I fully expected that her death would be a dark cloud hovering over our family for time eternal, dampening any future joy we may (unfathomably, at the time) manage to ever wrangle, forever rendering everything in our life less-than.
So when I stumbled across research that showed that siblings of babies who had died often displayed unusually high levels of empathy, I clung to that bit of consolation like a rock in a storm.
Losing my daughter had cracked my own heart open in a way I could never have anticipated, growing in me a visceral awareness of the suffering of our world that before I had somehow usually managed to keep at arm’s length. After a few months, the numbness of the shock wore off and suddenly the pain of others that had always surrounded me was revealed in exquisite, technicolor detail. It called to my own heartache, begging for kinship. And even though it hurt like hell to let it in, it was also cathartic: I was not alone any longer.
And so, having experienced firsthand the immense value of this one precious gift of grief, I read everything I could about how to cultivate it in any future children I might be lucky enough to bear. And then, once I’d finally stumbled out of the disorienting, all-consuming darkness of the early years and gotten my bearings, my own grief compelled me to — in whatever small way I could — give voice to this suffering which is too often silenced. With a small child on my hip, I wrote and organized, stood at podiums and made calls, whatever was in my power to shepherd other families through the nightmare of babyloss, and prevent still more from joining our ranks. Belatedly, I realized that I had unwittingly (and probably most importantly, in my children's eyes) been leading by example the whole time.

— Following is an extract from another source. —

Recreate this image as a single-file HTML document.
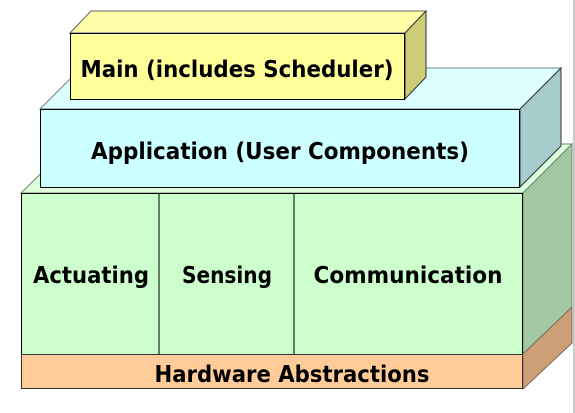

And sure enough, I have found the research to hold true. Some parents like to boast about their kid’s academic mastery or athletic prowess; for me, it is the epitome of pride that every single one of my son’s teachers has commented on his empathy. And my not-quite-two-year-old daughter seems to be following in her brother's footsteps — just the other night, she spent twenty inconsolable minutes during a thunderstorm contemplating the fate of the wildlife she realized would have to weather the storm outdoors. (Yes, that’s a full paragraph of #humblebrag, I’ll own it.)

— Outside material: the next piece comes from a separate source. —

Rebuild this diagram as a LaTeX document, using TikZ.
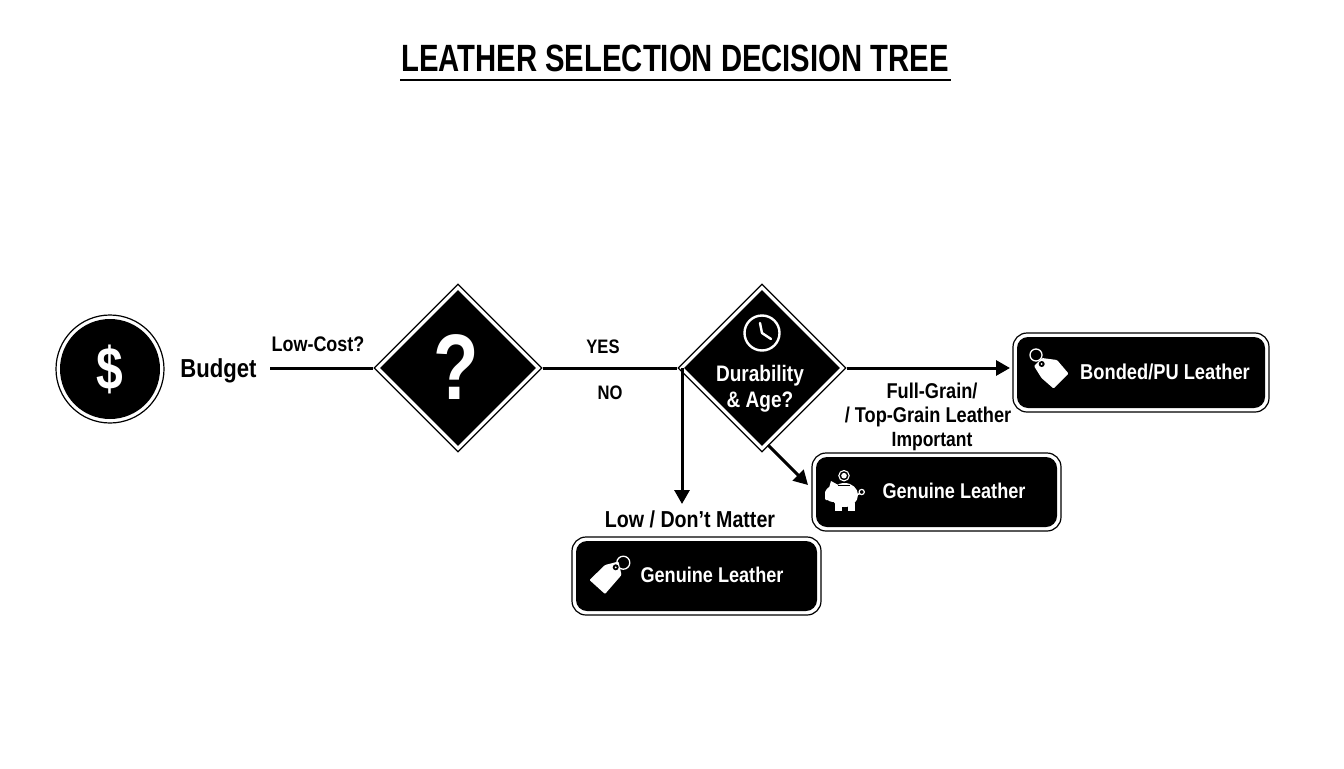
\documentclass[tikz,border=0pt]{standalone}
\usepackage{fontspec}
\setmainfont[FakeStretch=0.85]{Liberation Sans}
\newfontfamily\ttlfont[FakeStretch=0.77]{Liberation Sans}
\newfontfamily\symfont[FakeStretch=0.8]{Liberation Sans}
\usetikzlibrary{shapes.geometric,arrows.meta,calc}
\tikzset{
  x=1bp,y=-1bp,
  rim/.style={draw=black,fill=white,line width=1.2bp,inner sep=0pt},
  core/.style={fill=black,draw=none,inner sep=0pt},
  dmd/.style={diamond,aspect=1,minimum width=#1,minimum height=#1},
  rbox/.style n args={2}{rectangle,rounded corners=#2,minimum width=#1,minimum height=79bp},
  lab/.style={font=\bfseries\fontsize{21.4bp}{25.5bp}\selectfont,text=black,inner sep=0pt,align=center},
  wlab/.style={lab,text=white},
  conn/.style={line width=3bp,draw=black},
  arr/.style={conn,-{Triangle[length=14bp,width=15bp]}},
  ico/.style={white,line width=2.4bp},
}
\begin{document}
\begin{tikzpicture}
\useasboundingbox (0,0) rectangle (1344,768);
% title
\node[lab,font=\ttlfont\bfseries\fontsize{38bp}{42bp}\selectfont] (title) at (675,58) {LEATHER SELECTION DECISION TREE};
\coordinate (ula) at (400,80); \coordinate (ulb) at (951,80);
\draw[line width=2bp] (ula) -- (ulb);
% start
\node[circle,rim,minimum size=108bp] (c) at (110,369) {};
\node[circle,core,minimum size=100bp] (ci) at (110,369) {};
\node[wlab,font=\symfont\bfseries\fontsize{60bp}{66bp}\selectfont] (dollar) at (110,369) {\$};
\node[lab,font=\bfseries\fontsize{26bp}{30bp}\selectfont] (budget) at (218.5,370.5) {Budget};
% diamonds
\node[dmd=168bp,rim] (d1) at (458,368) {};
\node[dmd=156bp,core] (d1i) at (458,368) {};
\node[wlab,font=\symfont\bfseries\fontsize{93bp}{100bp}\selectfont] (q) at (456.5,367) {?};
\node[dmd=168bp,rim] (d2) at (762,368) {};
\node[dmd=156bp,core] (d2i) at (762,368) {};
\node[wlab,font=\bfseries\fontsize{22.4bp}{26bp}\selectfont] (dur) at (760,389) {Durability\\\& Age?};
% clock
\node[circle,draw=white,line width=2.4bp,minimum size=35bp,inner sep=0pt] (clk) at (762,333) {};
\coordinate (h1) at (760,323); \coordinate (h2) at (771,339); \coordinate (h0) at (762,333);
\draw[ico,line cap=round,line join=round] (h1) -- (h0) -- (h2);
% boxes
\node[rbox={256bp}{14bp},rim] (b1) at (1141,372.5) {};
\node[rbox={248bp}{11bp},core,minimum height=71bp] (b1i) at (1141,372.5) {};
\node[wlab,font=\bfseries\fontsize{21.5bp}{25bp}\selectfont] (b1t) at (1165,372) {Bonded/PU Leather};
\node[rbox={249bp}{14bp},rim,minimum height=78bp] (b2) at (936.5,492) {};
\node[rbox={241bp}{11bp},core,minimum height=70bp] (b2i) at (936.5,492) {};
\node[wlab,font=\bfseries\fontsize{21.3bp}{25bp}\selectfont] (b2t) at (954,491) {Genuine Leather};
\node[rbox={249bp}{14bp},rim,minimum height=78bp] (b3) at (696.5,576) {};
\node[rbox={241bp}{11bp},core,minimum height=70bp] (b3i) at (696.5,576) {};
\node[wlab,font=\bfseries\fontsize{21.3bp}{25bp}\selectfont] (b3t) at (712,575) {Genuine Leather};
% tag box 1
\draw[white,line width=1.3bp] (1036,355) circle (6);
\fill[white,rounded corners=1bp] (1034,366) -- (1042,358) -- (1057,360) -- (1068.5,373.5) -- (1053.5,388.5) -- (1041.5,378) -- cycle;
\fill[black] (1041.7,364) circle (3);
\fill[white] (1041.7,364) circle (1);
% tag box 3
\draw[white,line width=1.3bp] (623.3,562.7) circle (6.5);
\fill[white,rounded corners=1bp] (589.5,580) -- (605,565) -- (618.5,561.5) -- (621.5,575) -- (605,594) -- cycle;
\fill[black] (615.7,567.3) circle (3);
\fill[white] (615.7,567.3) circle (1);
% piggy
\draw[white,line width=1.2bp] (861.7,492) circle (2.6);
\draw[white,line width=1.5bp] (856,495) -- (860,493.5);
\fill[white] (844.5,495) ellipse (13.5 and 12);
\fill[white] (833,494) circle (8);
\fill[white,rounded corners=1bp] (825,491) rectangle (832,500);
\fill[white] (829,488) -- (831,481) -- (840,486) -- cycle;
\fill[white] (835,503) rectangle (842,510.5);
\fill[white] (848,503) rectangle (855,510.5);
\draw[black,line width=1.2bp] (838,485.7) -- (850,485.7);
\draw[white,line width=1.1bp] (844,475.7) circle (5.2);
\fill[white] (844,475.7) circle (2.8);
% labels
\node[lab,font=\bfseries\fontsize{21.1bp}{25bp}\selectfont] (lc) at (318,344) {Low-Cost?};
\node[lab,font=\bfseries\fontsize{19.5bp}{24bp}\selectfont] (yes) at (603,347) {YES};
\node[lab,font=\bfseries\fontsize{19.5bp}{24bp}\selectfont] (no) at (610,393) {NO};
\node[lab] (fg1) at (932,391) {Full-Grain/};
\node[lab] (fg2) at (928,417) {/ Top-Grain Leather};
\node[lab,font=\bfseries\fontsize{20.6bp}{25bp}\selectfont] (fg3) at (932,442) {Important};
\node[lab,font=\bfseries\fontsize{23.1bp}{27bp}\selectfont] (low) at (690,519) {Low / Don't Matter};
% connectors
\coordinate (bs) at (270,368);
\coordinate (dw) at (682,368); \coordinate (de) at (682,504);
\coordinate (ds) at (768,445); \coordinate (dt) at (808,485);
\coordinate (ae) at (1010,368);
\draw[conn] (bs) -- (d1.west);
\draw[conn] (d1.east) -- (d2.west);
\draw[arr] (d2.east) -- (ae);
\draw[arr] (dw) -- (de);
\draw[arr] (ds) -- (dt);
\end{tikzpicture}
\end{document}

So as I watch the world in chaos around me these past several months, it has become abundantly and heartbreakingly clear that empathy is in short, short supply on this planet.
Moreover, there is a clear divide between how the families I know who have been touched by loss are handling this, and everyone else.
Those who have been gripped by the cold hand of grief are facing each day with compassion and resilience. They are focusing on the little things, on the things they can control, doing their best to wring any joy they can out of these strange days in history, and giving themselves grace on those inevitable days when they simply cannot. No one is denying how hard things are — indeed, so much about this time is primed to exhume the demons huddled in the back of our traumatized brains, siphoning those most excruciating memories to the surface. But in fact, rather than focusing on their own struggles, most of the loss families I know instead seemed riddled with guilt over the hardships that they are witnessing amongst their neighbors.
As loss families, we know what it feels like to have someone you love denied that most basic right: the right to have a chance to wake up each day and take a breath and embark on a life. And whether from disease or disparity or despair, we don’t want anyone else to have to shoulder that burden.
So we close our mouths and open our hearts, and put on a brave face through whatever trials we are personally confronting, because we know there are literally hundreds of thousands out there right now who have it so, so much worse. And we know that it is only through sheer, stupid luck that it is not we who were singled out by fate, this time.
This is the gift of empathy.
What a world it would be if there were a little more of it to go around.